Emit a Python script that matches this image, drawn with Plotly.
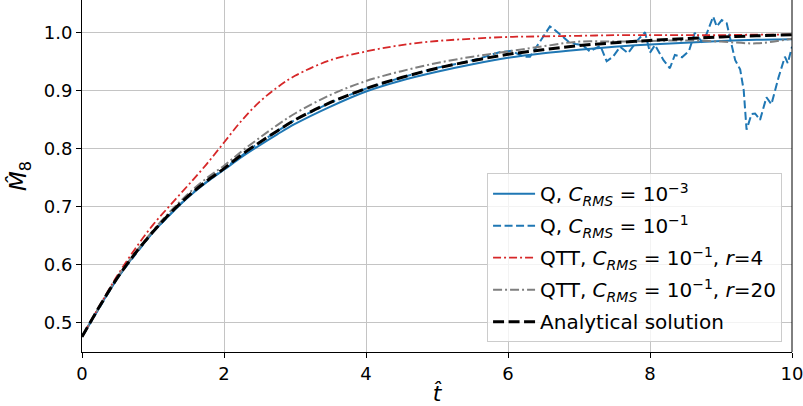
import plotly.graph_objects as go

# Time grid for the smooth curves
t_smooth = [0, 0.25, 0.5, 0.75, 1, 1.25, 1.5, 1.75, 2, 2.25, 2.5, 2.75, 3, 3.5,
            4, 4.5, 5, 5.5, 6, 6.5, 7, 7.5, 8, 8.5, 9, 9.5, 10]

# Analytical solution
m_analytical = [0.475, 0.528, 0.577, 0.619, 0.656, 0.689, 0.718, 0.743, 0.765, 0.789,
                0.810, 0.830, 0.849, 0.879, 0.903, 0.922, 0.938, 0.951, 0.962, 0.970,
                0.977, 0.982, 0.986, 0.989, 0.992, 0.994, 0.996]

# Q, C_RMS = 1e-3
m_q_fine = [0.475, 0.527, 0.576, 0.618, 0.655, 0.687, 0.716, 0.741, 0.763, 0.785,
            0.805, 0.824, 0.842, 0.872, 0.898, 0.917, 0.932, 0.945, 0.956, 0.964,
            0.970, 0.975, 0.979, 0.982, 0.985, 0.987, 0.988]

# QTT, C_RMS = 1e-1, r = 4
m_qtt_r4 = [0.475, 0.529, 0.581, 0.627, 0.668, 0.703, 0.737, 0.772, 0.810, 0.848,
            0.880, 0.905, 0.925, 0.952, 0.967, 0.978, 0.985, 0.989, 0.992, 0.993,
            0.994, 0.995, 0.995, 0.995, 0.995, 0.996, 0.996]

# QTT, C_RMS = 1e-1, r = 20
m_qtt_r20 = [0.475, 0.528, 0.578, 0.620, 0.658, 0.692, 0.722, 0.748, 0.770, 0.795,
             0.818, 0.840, 0.860, 0.892, 0.916, 0.933, 0.947, 0.958, 0.967, 0.976,
             0.984, 0.984, 0.985, 0.986, 0.984, 0.981, 0.989]

# Q, C_RMS = 1e-1 (noisy run)
t_q_coarse = [0, 0.5, 1, 1.5, 2, 2.5, 3, 3.5, 4, 4.5, 5, 5.3, 5.6, 5.89, 6.05, 6.22,
              6.31, 6.40, 6.59, 6.66, 6.75, 6.85, 6.95, 7.05, 7.15, 7.3, 7.39, 7.48,
              7.58, 7.69, 7.83, 7.93, 8.0, 8.07, 8.19, 8.28, 8.35, 8.45, 8.55, 8.63,
              8.73, 8.8, 8.89, 8.94, 9.01, 9.08, 9.15, 9.2, 9.27, 9.32, 9.36, 9.43,
              9.48, 9.55, 9.64, 9.71, 9.81, 9.9, 9.94, 10.0]
m_q_coarse = [0.475, 0.577, 0.656, 0.718, 0.765, 0.810, 0.849, 0.879, 0.903, 0.922,
              0.939, 0.946, 0.955, 0.966, 0.968, 0.958, 0.958, 0.975, 1.010, 1.004,
              0.995, 0.984, 0.980, 0.978, 0.967, 0.977, 0.950, 0.958, 0.975, 0.964,
              0.987, 1.000, 0.965, 0.978, 0.952, 0.938, 0.961, 0.957, 0.968, 0.999,
              0.984, 0.998, 1.027, 1.010, 1.021, 1.016, 0.978, 0.952, 0.936, 0.900,
              0.832, 0.859, 0.860, 0.849, 0.888, 0.876, 0.922, 0.958, 0.947, 0.975]

x_ticks = [0, 2, 4, 6, 8, 10]
y_ticks = [0.5, 0.6, 0.7, 0.8, 0.9, 1.0]

FONT = "DejaVu Sans"
BLUE = "#1f77b4"
RED = "#d62728"
GRAY = "#7f7f7f"

fig = go.Figure()

fig.add_trace(go.Scatter(
    x=t_smooth, y=m_q_fine, mode="lines", line_shape="spline", legendgroup="a",
    line=dict(color=BLUE, width=2),
    name="Q, <i>C</i><sub><i>RMS</i></sub> = 10<sup>−3</sup>"))
fig.add_trace(go.Scatter(
    x=t_q_coarse, y=m_q_coarse, mode="lines", legendgroup="b",
    line=dict(color=BLUE, width=2, dash="8px,3.5px"),
    name="Q, <i>C</i><sub><i>RMS</i></sub> = 10<sup>−1</sup>"))
fig.add_trace(go.Scatter(
    x=t_smooth, y=m_qtt_r4, mode="lines", line_shape="spline", legendgroup="c",
    line=dict(color=RED, width=1.8, dash="8px,3px,2px,3px"),
    name="QTT, <i>C</i><sub><i>RMS</i></sub> = 10<sup>−1</sup>, <i>r</i>=4"))
fig.add_trace(go.Scatter(
    x=t_smooth, y=m_qtt_r20, mode="lines", line_shape="spline", legendgroup="d",
    line=dict(color=GRAY, width=2, dash="9px,3px,2px,3px"),
    name="QTT, <i>C</i><sub><i>RMS</i></sub> = 10<sup>−1</sup>, <i>r</i>=20"))
fig.add_trace(go.Scatter(
    x=t_smooth, y=m_analytical, mode="lines", line_shape="spline", legendgroup="e",
    line=dict(color="black", width=3, dash="11px,4.5px"),
    name="Analytical solution"))

axis_common = dict(
    showgrid=True, gridcolor="#c4c4c4", gridwidth=1,
    showline=True, linecolor="black", linewidth=1,
    ticks="outside", ticklen=5, tickwidth=1, tickcolor="black",
    zeroline=False, ticklabeloverflow="allow",
    tickfont=dict(family=FONT, size=18, color="black"),
)

fig.update_xaxes(
    range=[0, 10], tickvals=x_ticks, ticktext=[str(v) for v in x_ticks],
    title=dict(text="<i>t̂</i>", font=dict(family=FONT, size=22, color="black"), standoff=8),
    **axis_common)
fig.update_yaxes(
    range=[0.4488, 1.0557], tickvals=y_ticks, ticktext=[f"{v:.1f}" for v in y_ticks],
    title=dict(text="<i>M̂</i><sub>8</sub>", font=dict(family=FONT, size=23, color="black"), standoff=10),
    **axis_common)

# right-hand frame line
fig.add_shape(type="line", xref="paper", yref="paper", x0=1, x1=1, y0=0, y1=1,
              line=dict(color="black", width=1))

fig.update_layout(
    width=803, height=406,
    margin=dict(l=82, r=11, t=0, b=54),
    plot_bgcolor="white", paper_bgcolor="white",
    font=dict(family=FONT, color="black"),
    showlegend=True,
    legend=dict(
        x=0.986, y=0.028, xanchor="right", yanchor="bottom",
        bgcolor="rgba(255,255,255,0.8)", bordercolor="#cccccc", borderwidth=1,
        font=dict(family=FONT, size=20, color="black"),
        itemwidth=42, tracegroupgap=3,
    ),
)

fig.write_html("out.html")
※ ※ ※
● Exercise prompt
Write the listing above out again exactly, dropping each image.

● Task solution
Emit a Python script that matches this image, drawn with Plotly.
import plotly.graph_objects as go

# Time grid for the smooth curves
t_smooth = [0, 0.25, 0.5, 0.75, 1, 1.25, 1.5, 1.75, 2, 2.25, 2.5, 2.75, 3, 3.5,
            4, 4.5, 5, 5.5, 6, 6.5, 7, 7.5, 8, 8.5, 9, 9.5, 10]

# Analytical solution
m_analytical = [0.475, 0.528, 0.577, 0.619, 0.656, 0.689, 0.718, 0.743, 0.765, 0.789,
                0.810, 0.830, 0.849, 0.879, 0.903, 0.922, 0.938, 0.951, 0.962, 0.970,
                0.977, 0.982, 0.986, 0.989, 0.992, 0.994, 0.996]

# Q, C_RMS = 1e-3
m_q_fine = [0.475, 0.527, 0.576, 0.618, 0.655, 0.687, 0.716, 0.741, 0.763, 0.785,
            0.805, 0.824, 0.842, 0.872, 0.898, 0.917, 0.932, 0.945, 0.956, 0.964,
            0.970, 0.975, 0.979, 0.982, 0.985, 0.987, 0.988]

# QTT, C_RMS = 1e-1, r = 4
m_qtt_r4 = [0.475, 0.529, 0.581, 0.627, 0.668, 0.703, 0.737, 0.772, 0.810, 0.848,
            0.880, 0.905, 0.925, 0.952, 0.967, 0.978, 0.985, 0.989, 0.992, 0.993,
            0.994, 0.995, 0.995, 0.995, 0.995, 0.996, 0.996]

# QTT, C_RMS = 1e-1, r = 20
m_qtt_r20 = [0.475, 0.528, 0.578, 0.620, 0.658, 0.692, 0.722, 0.748, 0.770, 0.795,
             0.818, 0.840, 0.860, 0.892, 0.916, 0.933, 0.947, 0.958, 0.967, 0.976,
             0.984, 0.984, 0.985, 0.986, 0.984, 0.981, 0.989]

# Q, C_RMS = 1e-1 (noisy run)
t_q_coarse = [0, 0.5, 1, 1.5, 2, 2.5, 3, 3.5, 4, 4.5, 5, 5.3, 5.6, 5.89, 6.05, 6.22,
              6.31, 6.40, 6.59, 6.66, 6.75, 6.85, 6.95, 7.05, 7.15, 7.3, 7.39, 7.48,
              7.58, 7.69, 7.83, 7.93, 8.0, 8.07, 8.19, 8.28, 8.35, 8.45, 8.55, 8.63,
              8.73, 8.8, 8.89, 8.94, 9.01, 9.08, 9.15, 9.2, 9.27, 9.32, 9.36, 9.43,
              9.48, 9.55, 9.64, 9.71, 9.81, 9.9, 9.94, 10.0]
m_q_coarse = [0.475, 0.577, 0.656, 0.718, 0.765, 0.810, 0.849, 0.879, 0.903, 0.922,
              0.939, 0.946, 0.955, 0.966, 0.968, 0.958, 0.958, 0.975, 1.010, 1.004,
              0.995, 0.984, 0.980, 0.978, 0.967, 0.977, 0.950, 0.958, 0.975, 0.964,
              0.987, 1.000, 0.965, 0.978, 0.952, 0.938, 0.961, 0.957, 0.968, 0.999,
              0.984, 0.998, 1.027, 1.010, 1.021, 1.016, 0.978, 0.952, 0.936, 0.900,
              0.832, 0.859, 0.860, 0.849, 0.888, 0.876, 0.922, 0.958, 0.947, 0.975]

x_ticks = [0, 2, 4, 6, 8, 10]
y_ticks = [0.5, 0.6, 0.7, 0.8, 0.9, 1.0]

FONT = "DejaVu Sans"
BLUE = "#1f77b4"
RED = "#d62728"
GRAY = "#7f7f7f"

fig = go.Figure()

fig.add_trace(go.Scatter(
    x=t_smooth, y=m_q_fine, mode="lines", line_shape="spline", legendgroup="a",
    line=dict(color=BLUE, width=2),
    name="Q, <i>C</i><sub><i>RMS</i></sub> = 10<sup>−3</sup>"))
fig.add_trace(go.Scatter(
    x=t_q_coarse, y=m_q_coarse, mode="lines", legendgroup="b",
    line=dict(color=BLUE, width=2, dash="8px,3.5px"),
    name="Q, <i>C</i><sub><i>RMS</i></sub> = 10<sup>−1</sup>"))
fig.add_trace(go.Scatter(
    x=t_smooth, y=m_qtt_r4, mode="lines", line_shape="spline", legendgroup="c",
    line=dict(color=RED, width=1.8, dash="8px,3px,2px,3px"),
    name="QTT, <i>C</i><sub><i>RMS</i></sub> = 10<sup>−1</sup>, <i>r</i>=4"))
fig.add_trace(go.Scatter(
    x=t_smooth, y=m_qtt_r20, mode="lines", line_shape="spline", legendgroup="d",
    line=dict(color=GRAY, width=2, dash="9px,3px,2px,3px"),
    name="QTT, <i>C</i><sub><i>RMS</i></sub> = 10<sup>−1</sup>, <i>r</i>=20"))
fig.add_trace(go.Scatter(
    x=t_smooth, y=m_analytical, mode="lines", line_shape="spline", legendgroup="e",
    line=dict(color="black", width=3, dash="11px,4.5px"),
    name="Analytical solution"))

axis_common = dict(
    showgrid=True, gridcolor="#c4c4c4", gridwidth=1,
    showline=True, linecolor="black", linewidth=1,
    ticks="outside", ticklen=5, tickwidth=1, tickcolor="black",
    zeroline=False, ticklabeloverflow="allow",
    tickfont=dict(family=FONT, size=18, color="black"),
)

fig.update_xaxes(
    range=[0, 10], tickvals=x_ticks, ticktext=[str(v) for v in x_ticks],
    title=dict(text="<i>t̂</i>", font=dict(family=FONT, size=22, color="black"), standoff=8),
    **axis_common)
fig.update_yaxes(
    range=[0.4488, 1.0557], tickvals=y_ticks, ticktext=[f"{v:.1f}" for v in y_ticks],
    title=dict(text="<i>M̂</i><sub>8</sub>", font=dict(family=FONT, size=23, color="black"), standoff=10),
    **axis_common)

# right-hand frame line
fig.add_shape(type="line", xref="paper", yref="paper", x0=1, x1=1, y0=0, y1=1,
              line=dict(color="black", width=1))

fig.update_layout(
    width=803, height=406,
    margin=dict(l=82, r=11, t=0, b=54),
    plot_bgcolor="white", paper_bgcolor="white",
    font=dict(family=FONT, color="black"),
    showlegend=True,
    legend=dict(
        x=0.986, y=0.028, xanchor="right", yanchor="bottom",
        bgcolor="rgba(255,255,255,0.8)", bordercolor="#cccccc", borderwidth=1,
        font=dict(family=FONT, size=20, color="black"),
        itemwidth=42, tracegroupgap=3,
    ),
)

fig.write_html("out.html")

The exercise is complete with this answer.